Several limitations may impact the interpretation of these results. Our dataset itself is small; after QC, we were left with only 248 spectra across nine strains and three plates, yielding noisy cross-validated performance metrics. In addition, the strains in our dataset may be too genetically similar to produce detectable differences in the Raman spectra, so our negative result for strain classification here may not generalize to collections of strains with greater diversity. Finally, the desiccation step in our sample preparation protocol — while necessary to yield a sufficiently strong Raman signal from our spectrometer — is inherently variable and likely contributes to the plate-level batch effect we report here. Other sample preparation techniques may result in weaker batch effects.

We also note that our batch correction approach introduces an implicit train-test leakage, as it applies batch correction once to the full dataset, rather than to each training fold separately. For leave-one-plate-out cross-validation, this effect is severe, as the batch-effect dimension and the cross-validation dimension are identical. This means that our batch-corrected leave-one-plate-out cross-validation estimates are not valid estimates of generalization to fully unseen plates (i.e., plates held out from both batch correction and cross-validation). We instead intend our results to represent a description of how much information about a variable of interest is contained in the spectra, given full knowledge of experimental confounders. In other words, much like PCA or clustering applied to an entire dataset, our batch-corrected cross-validation results describe the batch-corrected structure in the data we have, not the performance we'd expect on new data.

Conclusions

Raman spectroscopy is an extremely sensitive technique. It can detect real, relevant biological signals — and sometimes very subtle ones — but it also readily picks up irrelevant signals associated with experimental conditions. In practice, we have found that Raman spectra invariably contain a mixture of both relevant and irrelevant signals. Because experimental batch effects are a kind of structured noise, standard k-fold cross-validation can give misleadingly good results by allowing models to learn batch-specific features.
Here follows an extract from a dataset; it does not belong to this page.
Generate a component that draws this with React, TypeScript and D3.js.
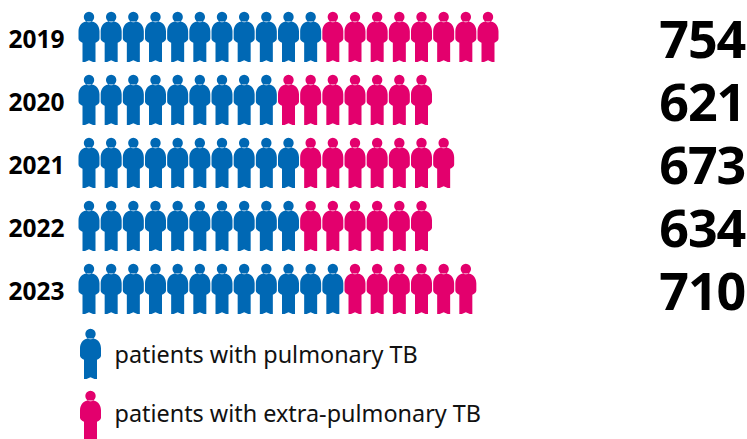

To distinguish authentic biological signals from batch effects, experiments must therefore include end-to-end replicates, and analysis must be cross-validated on experimentally meaningful batch dimensions. We recommend that experiments incorporate at least three end-to-end replicates from the outset, and that analysis workflows include both leave-one-replicate-out cross-validation and "adversarial" prediction tasks in which a model is trained to predict biologically meaningless variables like replicate or plate identifiers.